H21I-1505
Effect of Rainfall Spatial Distribution on Flood Forecasting in Complex Terrain

Tuesday, 15 December 2015
Poster Hall (Moscone South)
Jungho Kim, Colorado State University, Fort Collins, CO, United States, Robert Cifelli, NOAA Camp Springs, Camp Springs, MD, United States, Lynn E Johnson, NOAA Boulder, PSD2, Boulder, CO, United States, Ben Livneh, Cooperative Institute for Research in Environmental Sciences, Boulder, CO, United States and V. Chandrasekar, Colorado State University, 1373 Campus, Fort Collins, CO, United States
Abstract:
This study examines the impact of spatially distributed versus lumped rainfall input data on flood forecasting. For this purpose, MRMS (Multi-Radar/Multi-Sensor) data is used to provide spatially distributed rainfall data and MPE (Mean Precipitation Estimation) data is used to provide spatially lumped rainfall data to force the ModClark rainfall-runoff model, developed by the Hydrologic Engineering Center (US Army Corps of Engineers). ModClark is an event-oriented semi-distributed rainfall-runoff model which simulates surface runoff from each grid and routes these to the outlet point of the basin using a time-lag approach. Also, ModClark uses a soil curve number approach to simulate direct runoff. The study is conducted in the Napa River basin, California. The streamflow gage at St Helena (USGS 11456000, drainage area 78 sq. mi.), located in the upper reaches of the basin, is used as a control gage site as it is has minimal influences by reservoirs and diversions.

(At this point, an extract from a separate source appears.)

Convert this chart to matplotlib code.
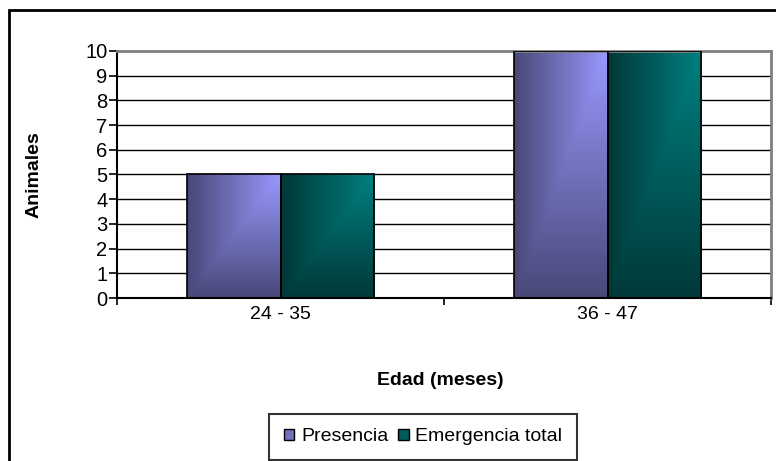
import matplotlib.pyplot as plt
import numpy as np
from matplotlib.patches import Patch, Rectangle

plt.rcParams['font.family'] = ['Liberation Sans', 'DejaVu Sans']

# Data
categories = ['24 - 35', '36 - 47']
presencia = [5, 10]
emergencia = [5, 10]
series_names = ['Presencia', 'Emergencia total']
yticks = list(range(0, 11))

# light / dark ends of each bar gradient
purple = (np.array([0x99, 0x99, 0xff]) / 255, np.array([0x48, 0x48, 0x78]) / 255)
teal = (np.array([0x00, 0x80, 0x80]) / 255, np.array([0x00, 0x38, 0x38]) / 255)


def gradient(light, dark, n=120):
    xs = np.linspace(0, 1, n)
    ys = np.linspace(1, 0, n)
    X, Y = np.meshgrid(xs, ys)
    t = np.minimum(X, Y)[..., None]
    return dark + (light - dark) * t


fig = plt.figure(figsize=(7.76, 4.61), dpi=100)
ax = fig.add_axes([117 / 776, 1 - 298 / 461, 654 / 776, 247 / 461])

x = np.arange(len(categories)) + 0.5
w = 0.285
b1 = ax.bar(x - w / 2, presencia, w, facecolor='none', edgecolor='black', linewidth=1.2, zorder=3)
b2 = ax.bar(x + w / 2, emergencia, w, facecolor='none', edgecolor='black', linewidth=1.2, zorder=3)

for bars, (light, dark) in ((b1, purple), (b2, teal)):
    img = gradient(light, dark)
    for p in bars:
        ax.imshow(img, extent=[p.get_x(), p.get_x() + p.get_width(), 0, p.get_height()],
                  aspect='auto', zorder=2, interpolation='bilinear')

ax.set_xlim(0, len(categories))
ax.set_ylim(0, 10)
ax.set_yticks(yticks)
ax.set_xticks(np.arange(len(categories) + 1))
ax.set_xticklabels([])
ax.set_xticks(x, minor=True)
ax.set_xticklabels(categories, minor=True)
ax.tick_params(axis='x', which='minor', length=0, pad=6, labelsize=14)
ax.tick_params(axis='x', which='major', direction='out', length=5, width=1.2)
ax.tick_params(axis='y', direction='out', length=6, width=1.2, labelsize=14.5, pad=1)
ax.yaxis.grid(True, color='black', linewidth=1)
ax.set_axisbelow(True)

for side in ('top', 'right'):
    ax.spines[side].set_color('#808080')
    ax.spines[side].set_linewidth(2)
for side in ('left', 'bottom'):
    ax.spines[side].set_linewidth(1.5)

ax.set_xlabel('Edad (meses)', fontsize=14, fontweight='bold', va='center')
ax.xaxis.set_label_coords(0.495, -0.332)
ax.set_ylabel('Animales', fontsize=14, fontweight='bold', va='center')
ax.yaxis.set_label_coords(-0.127, 0.498)

# outer chart border
fig.patches.append(Rectangle((8.5 / 776, -0.1), 1.2, 1 - 10.5 / 461 + 0.1,
                             transform=fig.transFigure, fill=False, edgecolor='black',
                             linewidth=2, clip_on=False))

handles = [Patch(facecolor=(purple[0] + purple[1]) / 2, edgecolor='black'),
           Patch(facecolor=(teal[0] + teal[1]) / 2, edgecolor='black')]
leg = fig.legend(handles, series_names, loc='lower center', bbox_to_anchor=(423 / 776, 1 / 461),
                 ncol=2, fontsize=14, frameon=True, fancybox=False, edgecolor='black',
                 handlelength=0.55, handleheight=0.55, handletextpad=0.35, columnspacing=0.5,
                 borderpad=0.75, borderaxespad=0)
leg.get_frame().set_linewidth(1.5)

fig.savefig('out.png', dpi=100)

There are two main objectives for this study. First, we investigate the effect of spatially distributed rainfall input data on parameter estimation for the ModClark model. For this purpose, parameters are estimated by using MRMS and MPE data for a set of rainfall events by comparing their hydrograph results. To assess the impact of each rainfall data set on ModClark simulated stream flow, the derived parameters are used to simulate hydrographs corresponding to an independent set of rainfall input data which are different from the rainfall data used for estimating parameters. Second, this study examines the uncertainty arising from rainfall error due to the spatial distribution of the rainfall field and the accuracy of quantitative rainfall amount. To perform this analysis, we attempt to find the relationship between rainfall error and runoff error and to compare both runoff results from MPE and MRMS using ensemble rainfall input data derived from Monte Carlo simulations as an estimate of rainfall error. Preliminary results show that there is difference in the ModClark parameters resulting from the spatially distributed versus lumped rainfall input data. The difference in parameters also affected the rainfall-runoff simulation results. It is also shown that the rainfall error arising from the MRMS and MPE inputs becomes amplified the runoff error differently.